If you missed it during the initial run, you can still find the episodes floating around on various VOD platforms. It’s worth a watch, especially if you’re a fan of the books. Just go into it knowing it’s a "reimagining."

The show takes big swings with the source material. Amelia's backstory is different. The Bone Collector's identity and motivations are shifted. But the core of the Rhyme/Sachs partnership is there. It’s about two broken people who find a way to be whole by catching the people who break others.


Next Steps for Fans and Collectors

If you’ve finished the series and feel that Lincoln Rhyme-sized hole in your life, your best bet is to go back to the source. Jeffery Deaver has written over a dozen books in the Lincoln Rhyme series.
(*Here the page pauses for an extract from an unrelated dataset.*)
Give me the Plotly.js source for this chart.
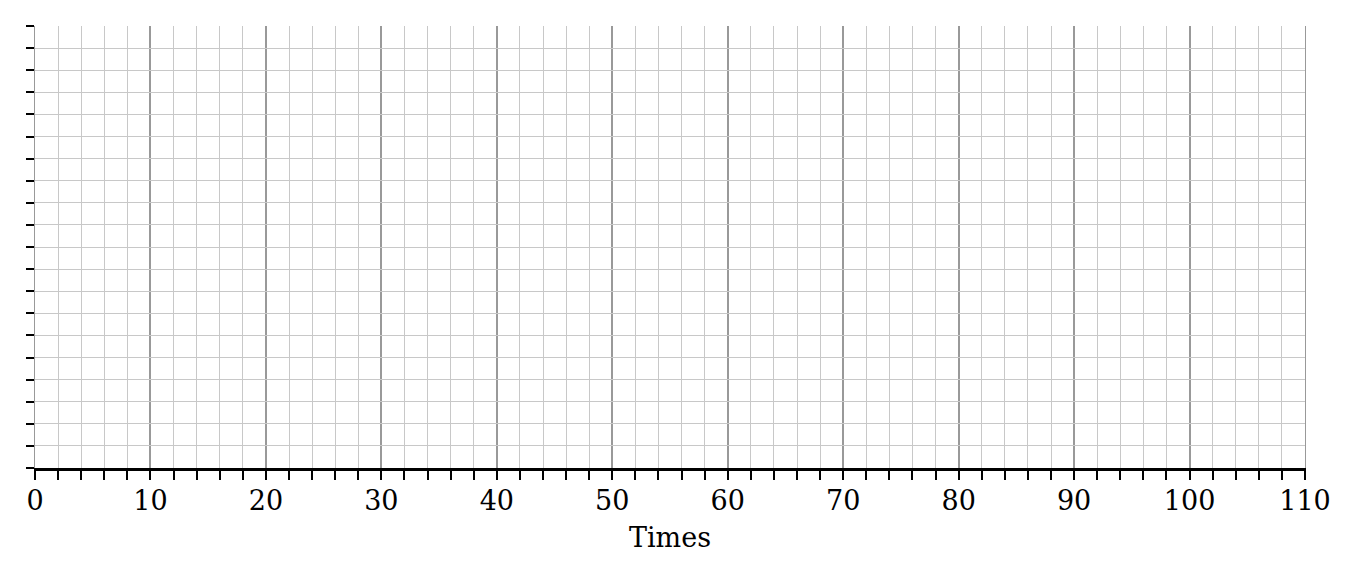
<!DOCTYPE html>
<html>
<head>
<meta charset="utf-8">
<script src="https://cdn.plot.ly/plotly-3.0.1.min.js"></script>
<style>
    html, body { margin: 0; padding: 0; background: #fff; }
    #chart { width: 1360px; height: 578px; }
</style>
</head>
<body>
<div id="chart"></div>
<script>
// the chart has no data plotted, only the empty time grid
const times = [];
const values = [];

const xRange = [0, 110];
const yRange = [0, 20];
const xMajorStep = 10;
const xMinorStep = 2;
const yStep = 1;

const trace = {
    x: times,
    y: values,
    type: "scatter",
    mode: "lines",
    line: { color: "#1f77b4", width: 2 },
    showlegend: false,
    hoverinfo: "skip"
};

const layout = {
    width: 1360,
    height: 578,
    paper_bgcolor: "#ffffff",
    plot_bgcolor: "#ffffff",
    margin: { t: 26, r: 55, b: 110, l: 35 },
    font: { family: "DejaVu Serif, serif", color: "#000", size: 24 },
    showlegend: false,

    xaxis: {
        range: xRange,
        dtick: xMajorStep,
        tick0: 0,
        showgrid: true,
        gridcolor: "#999999",
        gridwidth: 2,
        zeroline: false,
        showline: true,
        linecolor: "#000",
        linewidth: 3,
        ticks: "outside",
        ticklen: 9,
        tickwidth: 2,
        tickcolor: "#000",
        ticklabelstandoff: -2,
        tickfont: { family: "DejaVu Serif, serif", size: 27, color: "#000" },
        minor: {
            dtick: xMinorStep,
            showgrid: true,
            gridcolor: "#c8c8c8",
            gridwidth: 1,
            ticks: "outside",
            ticklen: 9,
            tickwidth: 2,
            tickcolor: "#000"
        },
        title: {
            text: "Times",
            font: { family: "DejaVu Serif, serif", size: 27, color: "#000" },
            standoff: 13
        },
        fixedrange: true
    },

    yaxis: {
        range: yRange,
        dtick: yStep,
        tick0: 0,
        showticklabels: false,
        showgrid: true,
        gridcolor: "#c8c8c8",
        gridwidth: 1,
        zeroline: false,
        showline: true,
        linecolor: "#999999",
        linewidth: 1,
        mirror: true,
        ticks: "outside",
        ticklen: 8,
        tickwidth: 2,
        tickcolor: "#000",
        fixedrange: true
    }
};

const config = {
    staticPlot: true,
    displayModeBar: false
};

Plotly.newPlot("chart", [trace], layout, config);
</script>
</body>
</html>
The show only scratched the surface of the first book.

  • Read "The Vanished Man": If you liked the "how did he do that" aspect of the show, this book explores illusions and magic as a tool for murder.
  • Check out "The Coffin Dancer": This is widely considered one of the best in the series and features a killer who is arguably more cunning than the Bone Collector.
  • Track the Cast: Follow Russell Hornsby’s current work on Starz to see him in a role that allows for much more physical range than the confined space of Rhyme’s loft.

The show might be over, but the world Deaver built is still very much alive. Sometimes a "one-and-done" series serves as a perfect gateway to a much larger literary universe. That’s exactly what this was.

Check out the original 1999 film afterward to see how different actors interpreted the same dialogue; it’s a masterclass in how casting changes the entire soul of a story.